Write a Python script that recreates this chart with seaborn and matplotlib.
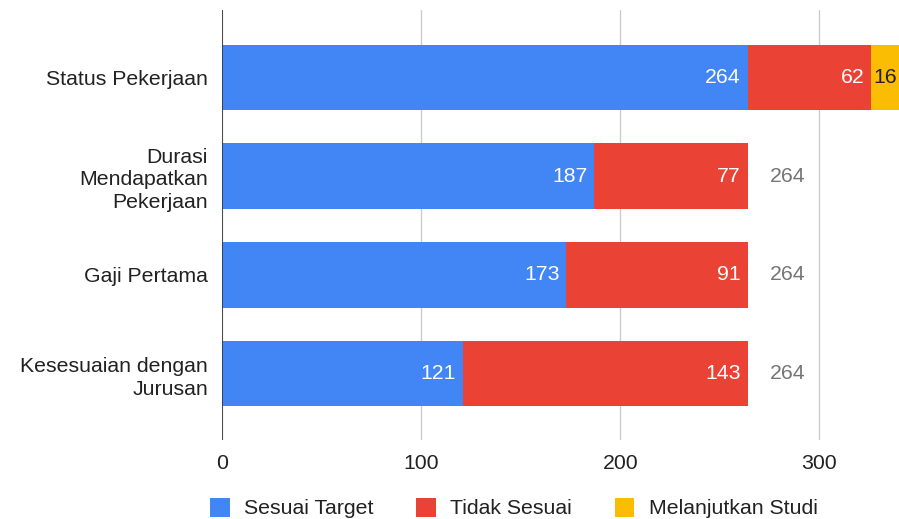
import matplotlib
matplotlib.use("Agg")
import matplotlib.pyplot as plt
import seaborn as sns
import pandas as pd
import numpy as np
from matplotlib.patches import Patch

categories = ["Status Pekerjaan", "Durasi\nMendapatkan\nPekerjaan", "Gaji Pertama", "Kesesuaian dengan\nJurusan"]
sesuai_target = [264, 187, 173, 121]
tidak_sesuai = [62, 77, 91, 143]
melanjutkan_studi = [16, 0, 0, 0]
totals_shown = [None, 264, 264, 264]
series_names = ["Sesuai Target", "Tidak Sesuai", "Melanjutkan Studi"]
colors = ["#4285F4", "#EA4335", "#FBBC04"]
xticks = [0, 100, 200, 300]

sns.set_theme(style="white")
plt.rcParams['font.family'] = ['Liberation Sans', 'DejaVu Sans']
FS = 15.3

fig = plt.figure(figsize=(8.99, 5.19), dpi=100)
ax = fig.add_axes([222/899, 1-440/519, 1-222/899, 430/519])

df = pd.DataFrame({"cat": categories, "s1": sesuai_target, "s2": tidak_sesuai, "s3": melanjutkan_studi})
df["c2"] = df["s1"] + df["s2"]
df["c3"] = df["c2"] + df["s3"]

sns.barplot(data=df, y="cat", x="c3", color=colors[2], orient="h", width=0.66, ax=ax, saturation=1, linewidth=0)
sns.barplot(data=df, y="cat", x="c2", color=colors[1], orient="h", width=0.66, ax=ax, saturation=1, linewidth=0)
sns.barplot(data=df, y="cat", x="s1", color=colors[0], orient="h", width=0.66, ax=ax, saturation=1, linewidth=0)

ax.set_xlim(0, 340)
ax.set_ylim(3.67, -0.68)
ax.set_xticks(xticks)
ax.set_xticklabels([str(t) for t in xticks])
ax.grid(axis="x", color="#cccccc", linewidth=1)
ax.set_axisbelow(True)
for s in ax.spines.values():
    s.set_visible(False)
ax.axvline(0, color="#333333", linewidth=1.2, zorder=5)
ax.set_xlabel("")
ax.set_ylabel("")
ax.tick_params(axis="both", length=0, labelsize=FS, colors="#222222")
ax.tick_params(axis="x", pad=10)
ax.tick_params(axis="y", pad=10)
for lbl in ax.get_yticklabels():
    lbl.set_horizontalalignment("right")
    lbl.set_multialignment("right")
    lbl.set_linespacing(1.25)

pad = 3.5
for i in range(len(categories)):
    s1, s2, s3 = sesuai_target[i], tidak_sesuai[i], melanjutkan_studi[i]
    ax.text(s1 - pad, i, str(s1), ha="right", va="center", color="white", fontsize=FS)
    if s2:
        ax.text(s1 + s2 - pad, i, str(s2), ha="right", va="center", color="white", fontsize=FS)
    if s3:
        ax.text(s1 + s2 + 1, i, str(s3), ha="left", va="center", color="#222222", fontsize=FS, clip_on=True)
    if totals_shown[i] is not None:
        ax.text(s1 + s2 + s3 + 11, i, str(totals_shown[i]), ha="left", va="center", color="#757575", fontsize=FS)

handles = [Patch(facecolor=c, edgecolor="none") for c in colors]
fig.legend(handles, series_names, loc="center", bbox_to_anchor=(514/899, 1-508/519), ncol=3,
           frameon=False, fontsize=FS, handlelength=0.9, handleheight=1.0, handletextpad=0.7,
           columnspacing=2.0, labelcolor="#222222")

fig.savefig("out.png", dpi=100)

## TASK TO COMPLETE
The material above must be printed exactly, with its pictures left out.

## FINAL RESULT
Write a Python script that recreates this chart with seaborn and matplotlib.
import matplotlib
matplotlib.use("Agg")
import matplotlib.pyplot as plt
import seaborn as sns
import pandas as pd
import numpy as np
from matplotlib.patches import Patch

categories = ["Status Pekerjaan", "Durasi\nMendapatkan\nPekerjaan", "Gaji Pertama", "Kesesuaian dengan\nJurusan"]
sesuai_target = [264, 187, 173, 121]
tidak_sesuai = [62, 77, 91, 143]
melanjutkan_studi = [16, 0, 0, 0]
totals_shown = [None, 264, 264, 264]
series_names = ["Sesuai Target", "Tidak Sesuai", "Melanjutkan Studi"]
colors = ["#4285F4", "#EA4335", "#FBBC04"]
xticks = [0, 100, 200, 300]

sns.set_theme(style="white")
plt.rcParams['font.family'] = ['Liberation Sans', 'DejaVu Sans']
FS = 15.3

fig = plt.figure(figsize=(8.99, 5.19), dpi=100)
ax = fig.add_axes([222/899, 1-440/519, 1-222/899, 430/519])

df = pd.DataFrame({"cat": categories, "s1": sesuai_target, "s2": tidak_sesuai, "s3": melanjutkan_studi})
df["c2"] = df["s1"] + df["s2"]
df["c3"] = df["c2"] + df["s3"]

sns.barplot(data=df, y="cat", x="c3", color=colors[2], orient="h", width=0.66, ax=ax, saturation=1, linewidth=0)
sns.barplot(data=df, y="cat", x="c2", color=colors[1], orient="h", width=0.66, ax=ax, saturation=1, linewidth=0)
sns.barplot(data=df, y="cat", x="s1", color=colors[0], orient="h", width=0.66, ax=ax, saturation=1, linewidth=0)

ax.set_xlim(0, 340)
ax.set_ylim(3.67, -0.68)
ax.set_xticks(xticks)
ax.set_xticklabels([str(t) for t in xticks])
ax.grid(axis="x", color="#cccccc", linewidth=1)
ax.set_axisbelow(True)
for s in ax.spines.values():
    s.set_visible(False)
ax.axvline(0, color="#333333", linewidth=1.2, zorder=5)
ax.set_xlabel("")
ax.set_ylabel("")
ax.tick_params(axis="both", length=0, labelsize=FS, colors="#222222")
ax.tick_params(axis="x", pad=10)
ax.tick_params(axis="y", pad=10)
for lbl in ax.get_yticklabels():
    lbl.set_horizontalalignment("right")
    lbl.set_multialignment("right")
    lbl.set_linespacing(1.25)

pad = 3.5
for i in range(len(categories)):
    s1, s2, s3 = sesuai_target[i], tidak_sesuai[i], melanjutkan_studi[i]
    ax.text(s1 - pad, i, str(s1), ha="right", va="center", color="white", fontsize=FS)
    if s2:
        ax.text(s1 + s2 - pad, i, str(s2), ha="right", va="center", color="white", fontsize=FS)
    if s3:
        ax.text(s1 + s2 + 1, i, str(s3), ha="left", va="center", color="#222222", fontsize=FS, clip_on=True)
    if totals_shown[i] is not None:
        ax.text(s1 + s2 + s3 + 11, i, str(totals_shown[i]), ha="left", va="center", color="#757575", fontsize=FS)

handles = [Patch(facecolor=c, edgecolor="none") for c in colors]
fig.legend(handles, series_names, loc="center", bbox_to_anchor=(514/899, 1-508/519), ncol=3,
           frameon=False, fontsize=FS, handlelength=0.9, handleheight=1.0, handletextpad=0.7,
           columnspacing=2.0, labelcolor="#222222")

fig.savefig("out.png", dpi=100)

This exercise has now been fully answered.